Politics & Policy

Goodbye, Alex

Jack wrote a wonderful tribute to Alex below. A few more, overlapping thoughts:

We had a little ritual whenever I walked by him and he was sitting at the reception desk (where he filled in) watching old wrestling videos. I’d say, “pile-driver?” and make a kind of pile-driver motion. (The pile-driver is one of the few things I know about professional wrestling.) He’d shake his head, and go on to explain, say, how the match was from George Championship Wrestling in the 1970s and give a brief history lesson of the role of that outfit in the rise of wrestling nationally.

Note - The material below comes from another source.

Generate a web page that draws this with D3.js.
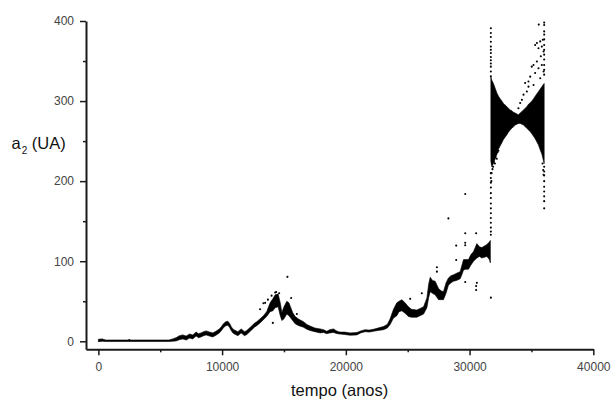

He was a man of few words, but when he wanted to tell you something or ask something, he’d kind of sidle up and look at you sideways. Then, with a wry smile, as if he already knew the answer and was only humoring you by bringing it up, ask something like, “So, how’s Trump doing?”

As Jack noted, he was no respecter of persons. He would treat you exactly the same if you were the Secretary of State or the cable guy. He was courteous, if never overly impressed by anyone. He was a gentle soul, but every now and again he’d make a little remark and as I was walking away it would slowly occur to me, “I think Al just mocked me!”

Shy, awkward, unusual, he is the type of person that the busy, self-important world tends to brush by and forget. Not here. Not ever. Goodbye, Alex. We love you.